In Search of a Midnight Kiss Review
Midnight Kiss begins like a nice enough slacker comedy by a woe as me scriptwriter down on his luck in the cinematic city of dreams, but ends as a triumphant American love story.
A year’s bad luck crescendos on New Years Eve for our anti-hero Wilson as we find him tossing off to a photo-shopped nude picture of his best/flat mate’s girlfriend on New Year’s Eve, officially the loneliest day of the year if you’re single, especially if you’re an LA wannabe. So we safely assume things are not on the up and up for our man who’s moved out to Hollywood from Texas, rolling his car on the way, with a few good short films in the bag and the promise of an accepted film script, only to find himself wallowing in a self-loathing limbo.
The irony being however that this poor dreamers film is now being watched on the other side of the world by a fairly captivated audience, so I suppose life isn’t all that bad. Well done mate you’ve turned a bad patch into the beginnings of an oeuvre. There seems to be a trend for autobiographical scriptwriter sob stories detailing their under appreciation, fragile artistic psyche or debut film slog.
Take Writer/Director Harris Goldberg’s Numb starring Matthew Perry about a mediocre scriptwriter who suffers depersonalisation disorder, a media land syndrome if ever I heard one. Even successful scriptwriters get the urge to unload their despair on us. Is Charlie Kaufman with Adaptation trying to get the world to laugh with or sympathise for him? Then there’s Living in Oblivion, which depicts the personal nightmare, darling, of making a low budget film in Hollywood. Whatever, it’s hard to feel sorry for a scriptwriter whose film you’re watching and thankfully you don’t while watching Midnight Kiss.
Filmed in grainy black and white with hip dialogue, it is essentially a grand love story. Wilson resigns to spend NYE at home sulking, until with faux reluctance he posts a message as ‘the misanthrope’ onto the dating site Craig’s List. He meets his ‘misanthropee’, another young wannabe starlet who’d upped sticks from duldrums America with her cheating cowboy fella who she’s looking to forget in a night of wistful fatefulness.
They meander through LA, a city in repose before the NYE storm, like a couple of lost broken souls locking antlers in an attempt to remain cool and unimpressed by one another. At first they’re both a little annoying, he like a moody teen and she a petulant jabberer, but as they melt a little and drop their guards, so do we. There’s some dime store philosophising on, like, life and love and stuff, which can normally grate, but fortunately is perfect here, as it highlights their vulnerability, besides a good love story should be filled with no great philosophy other than love itself. Love should be centre stage, man, groovy.

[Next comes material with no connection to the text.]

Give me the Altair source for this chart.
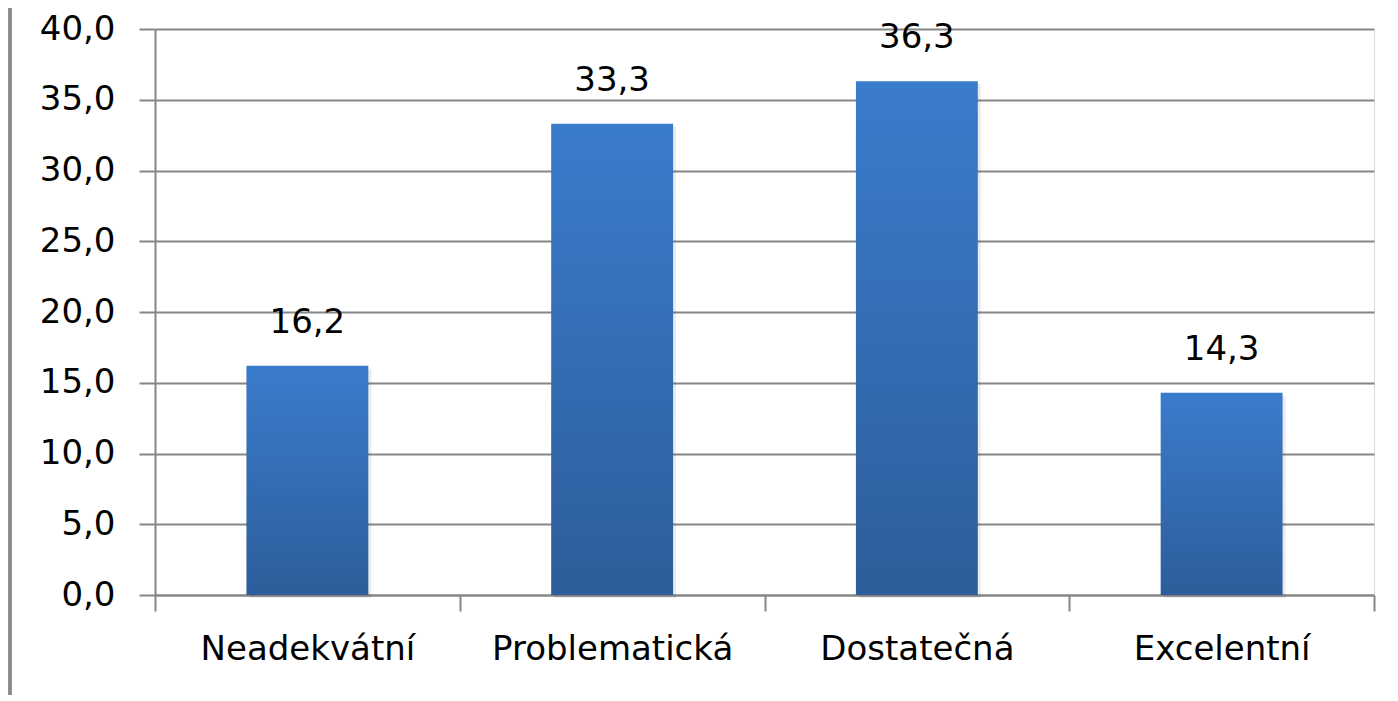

The two characters never outshine the encounter, which for me is beautifully directed and with LA crackling alluringly all around, could be a ménage a trois. Midnight Kiss forces reminiscence about chance encounters, roaming sleepless cities, neon mornings and a girl you loved for a few hours. You don’t notice anyone else in the cinema the whole time, but as you leave girls smile at you.